守着河水长大的小武子,玩水的经验可谓丰富。他将罐头瓶拴上绳子,里面放上蚯蚓或窝头渣,把罐头瓶慢慢沉入水中……在“请君入瓮”的等待期里,我们用柳条编成“伪装”戴到头上遮阳,扛着粘杆和手抄网,蹚着河坡上的青草寻找猎物,花牛、蚂蚱、呱搭扁儿(螳螂)和老琉璃……

我们拿着像铁丝笊篱样的三角形蛐蛐儿罩子,蹑手蹑脚,看哪块草丛厚实,就到哪块使劲儿跺脚,草丛里一下子就蹦出了油葫芦、蛐蛐儿,这时候要手疾眼快,稳、准、狠一下子把它扣住。把这些捉住的精灵放在废纸卷成的大拇指粗的纸筒里,回家后养在罐中,然后约时间约地点斗架厮杀。

站在河边上摇举着手抄网追逐着空中飞舞的“老杆儿、老籽儿”(大个儿的蜻蜓),一网扣下去,总不失手,多有斩获。逮多了的“老杆儿、老籽儿”被抿住翅膀夹在手指缝间,那是当年返家路上炫耀战利品的惯例,会引得一路上的孩子眼馋地看着我们。

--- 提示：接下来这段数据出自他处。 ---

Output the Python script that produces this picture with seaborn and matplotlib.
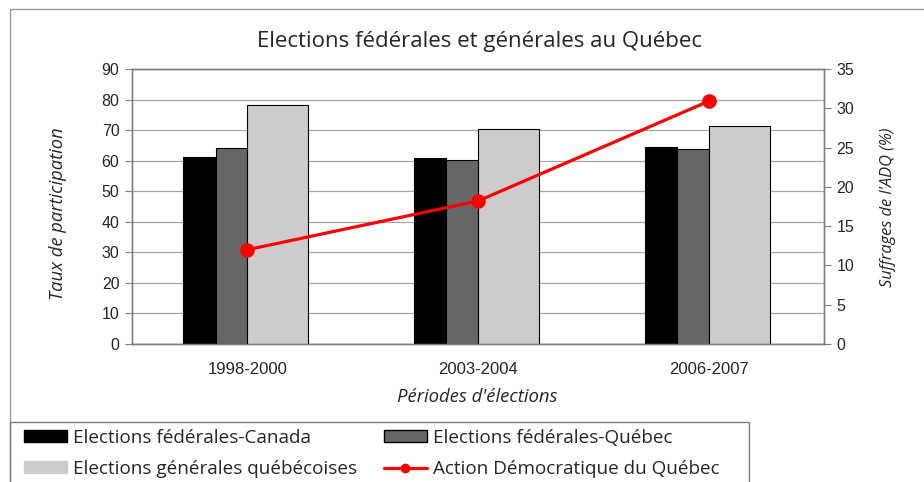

河坡上的蚂蚁窝特别多,像一个个小小的坟头。我们随便挖开一个蚂蚁洞,顿时,成千上万只蚂蚁从洞穴里涌出,乱成一团。但是仔细一看,蚂蚁们总是守护着蚁后和一些像“米”一样的东西。蚂蚁们在蚁后的带领下,不用脚而是有规律、有顺序地用嘴巴叼着“米”走,把“米”抬进另一个安全洞穴。

玩够了,会忽然想起沉入水中的罐头瓶。当拽起那根拴着罐头瓶子的细绳,看见有几条小鱼儿在瓶子里游荡,大家会心花怒放,高兴得手舞足蹈。运气不好颗粒无收时,我们也毫不气馁,再次把瓶子沉入水底,期盼着下一次好运降临。

罐头瓶瓶口太小,无法捉到更多的小鱼。再去河边的时候,小武子把罐头瓶换成一个小筛子,里面放些窝头渣子沉入水底,不多一会儿就能引来几条小鱼争食,慢慢地将筛子抬起,猛地离开水面,里面欢蹦乱跳的小鱼就成了战利品,一个下午会有几十条小鱼进账,到家后用盐水腌一会儿,放到饼铛上干烤,就着窝头吃,那是绝对的美味儿!

玩累了,大家脱掉衣服“扑通扑通”跳进河里,采取“狗刨式”、“蛙式”和叫不出名字的各种姿势游泳,水仗打得无拘无束、好不快活。

这就是五十多年前的护城河,是它,给我快乐的童年抹上了一笔亮丽的色彩。

斗转星移,我们从懵懂少年早已步入了老年,每当发小儿聚齐,酒酣耳热中提起当年护城河旁的趣事,我们好像又回到那个无忧无虑的年月。